Barry Mann

When You Get Right Down To It

1971-2000 " Lay It All Out " New Design Z30876/LP
TYO YDCD-0036/CD





 気高く、そしてどこまでも優しい"あの声"がまた1つ、解き放たれました。
 「When You Get Right Down To It」は1970年に Thom Bell が手がけたフィラデルフィアのスィート・ソウル・グループ Delfonics によって最初に世に出た曲で、これはそのセルフ・カバーにあたります。
 Barry Mann の実質的なシンガー・ソングライターとしての最初のアルバム、『 Lay It All Out 』は New Design というマイナー・レーベルから出たため、CD化は困難ではないかとずっと思っていたのですが、長門芳郎さんの努力により、国内 Dreamsville から奇跡のCD化です。

 レーベル New Design は、B. J. Thomas を手がけてきた Steve Tyrell がオーナーをやっていたレーベルとのこと。プロデュースとアレンジには、アコースティック・ギターの名手で、アルバム『Billy Joe Thomas』でも大きな役割を果していた Al Gorgoni。 Al Gorgoni(G.),Kirk Hamilton(B.),Allan Schwartzberg(Dr.)を中心とした繊細な音作りは、次作の『Survivor』のような派手さはありませんが、Barry Mann のしっとりとしたピアノとうまく調和しており、そのボーカルを引き立たせています。サウンド面を掘り下げてみると、アコースティックを基調とした音の中に隠し味として当時としてはまだ珍しいムーグ・シンセサイザーがうまく使われています。
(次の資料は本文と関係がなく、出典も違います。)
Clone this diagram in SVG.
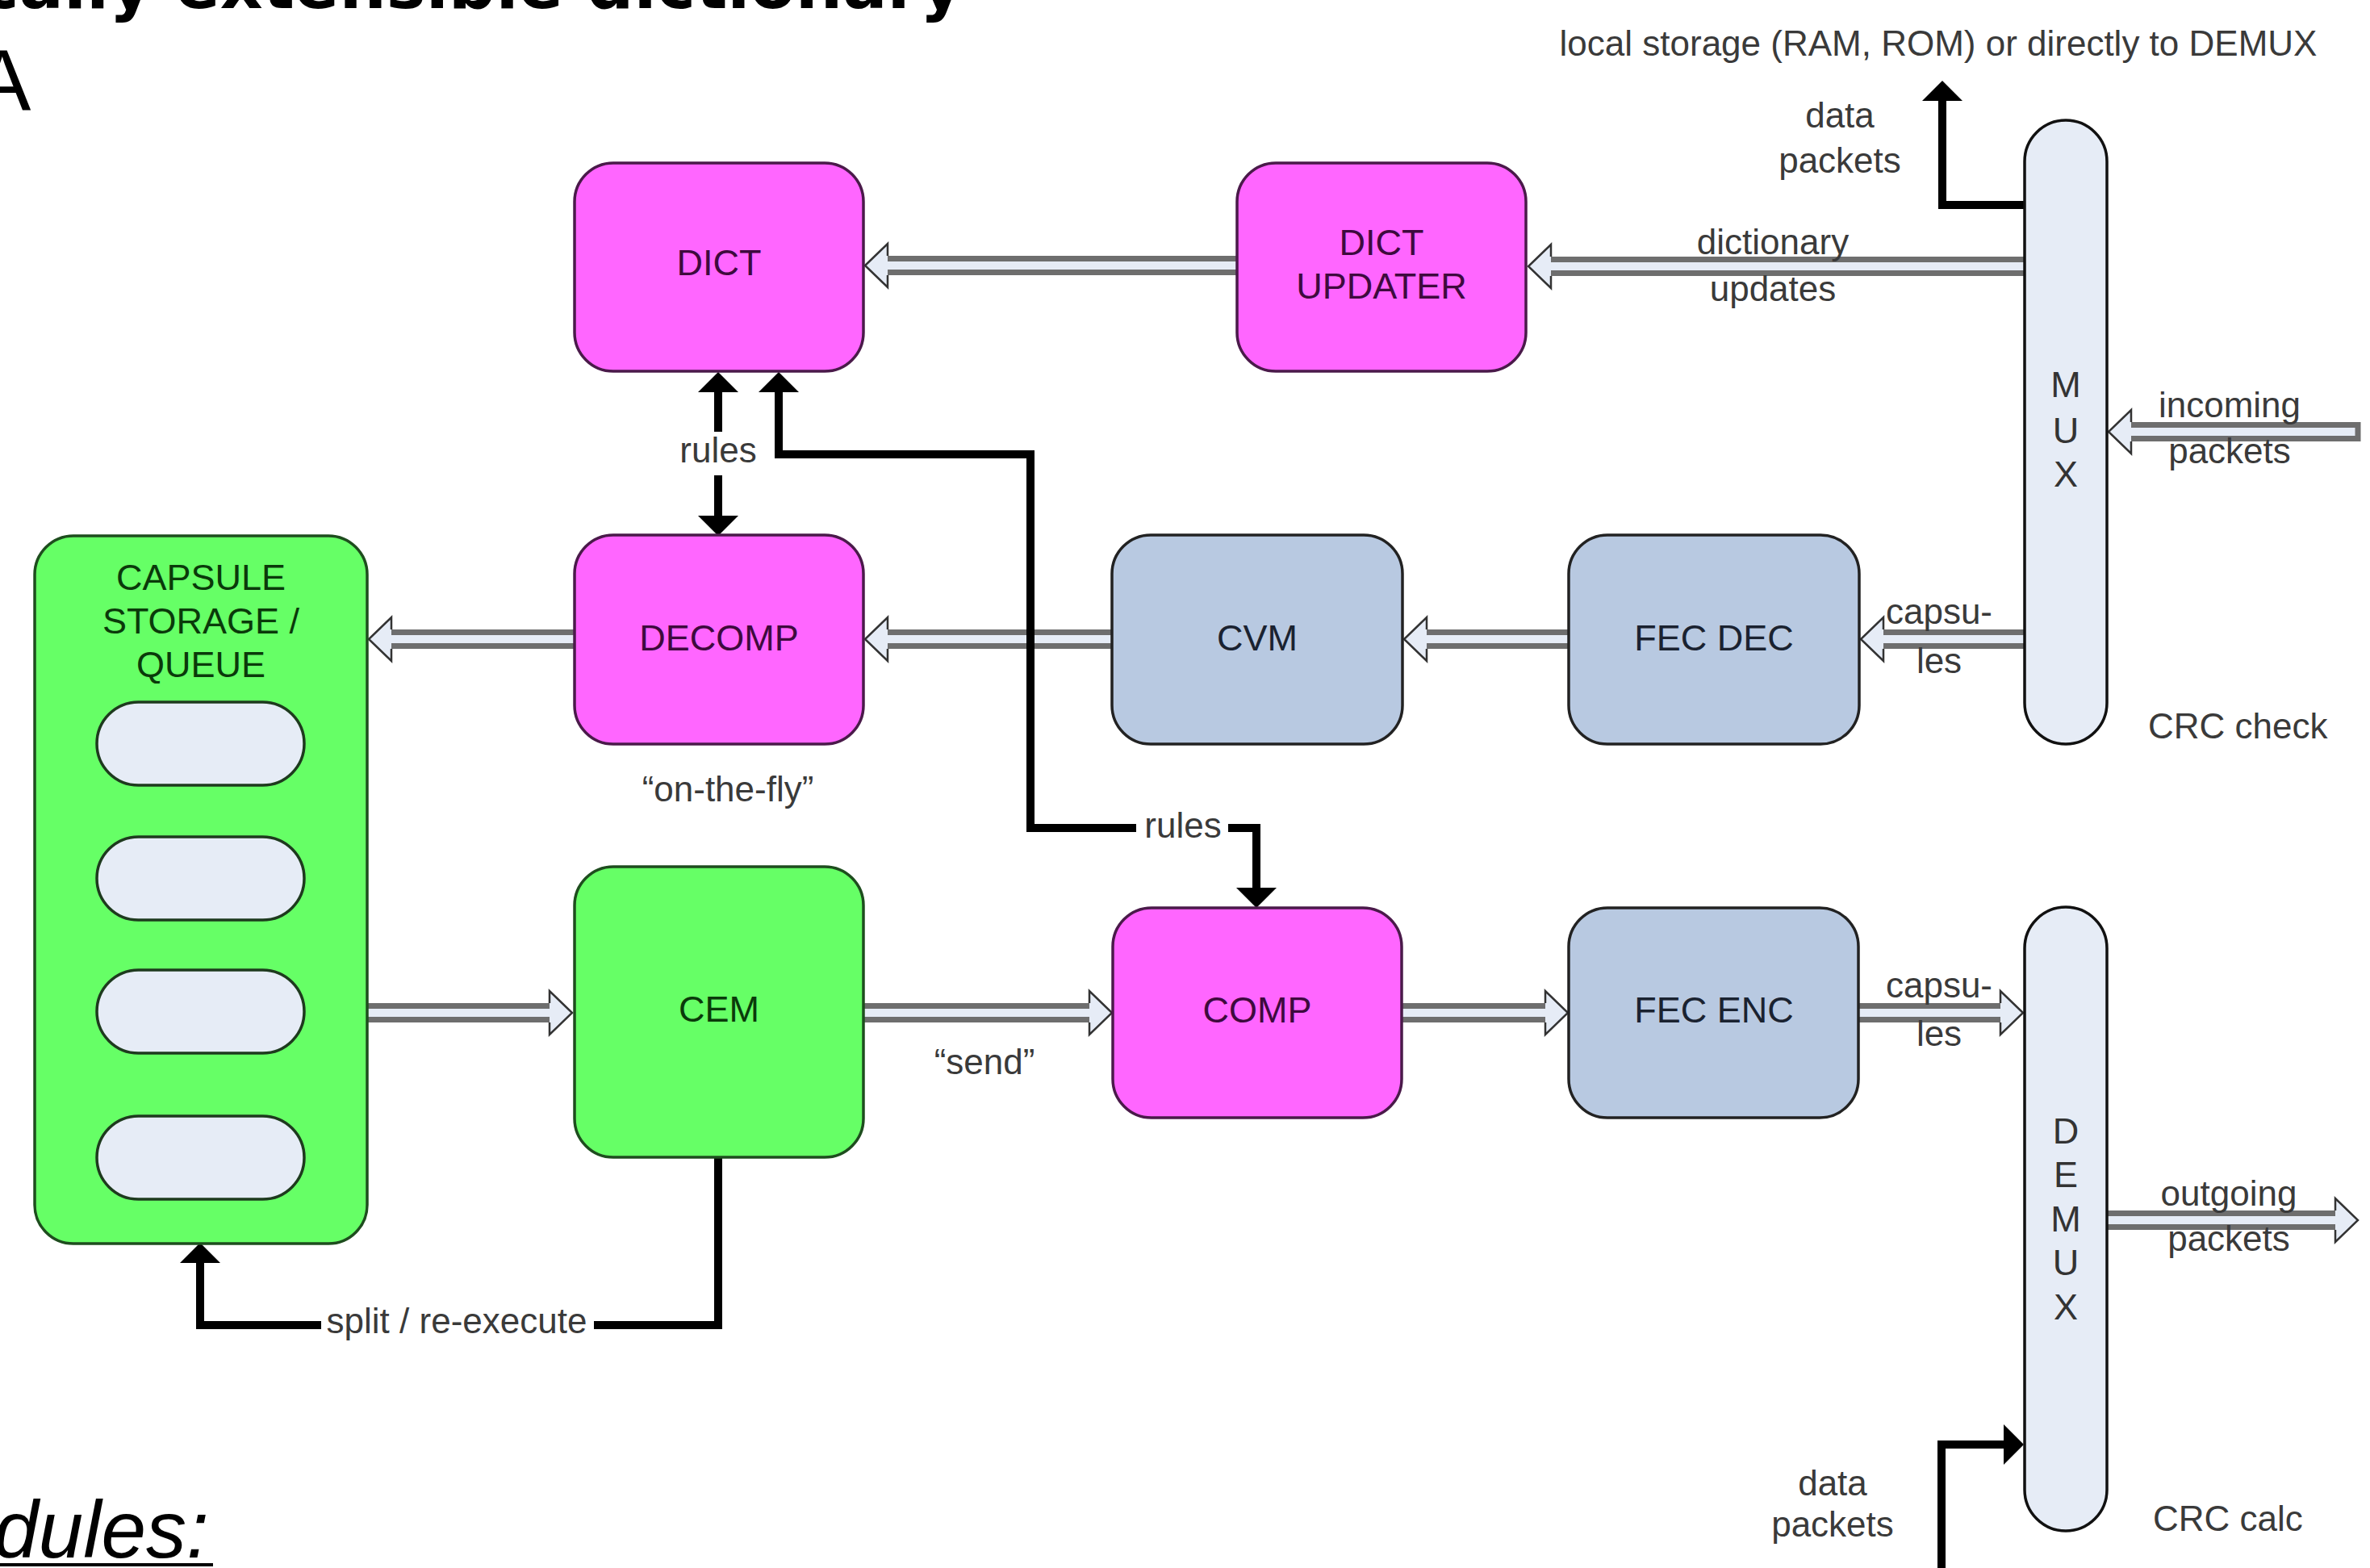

 そのムーグ・シンセサイザーを担当したのは、Bob Margoulett, Malcolm Cecilという2人組。彼らが作り出したシンセサイザー・システム T.O.N.T.O (The Original New Timbral Orchestra) は、後に Stevie Wonder のアルバム『Music of My Mind』(1972年)以降の4枚のアルバムで、その革新性において重要な役割を果すことになります。
 このアルバムは基本的にニューヨークの Electric Lady Studio で録音されていますが、「When You Get Right Down To It」と「I Heard You Singing Your Song」の2曲は、 Barry Mann と Al Gorgoni, Steve Tyrell ら主要スタッフが Carole King のいるロスまで出向き、彼女と関係が深い City〜Jo Mama の Danny Kootch, Charlie Larkey らと録音を行っており、Carolo King のコーラスも聴くことができます。長門さんと Steve Tyrell によるライナー・ノーツには、Carole King のコンサートに Barry Mann がゲスト出演した時のことが書かれており、大変興味深いです。
 個人的には、『 Lay It All Out 』は『Survivor』よりも好きなアルバム。国内のみならず、世界に向けてロングセラーを続けてほしいアルバムです。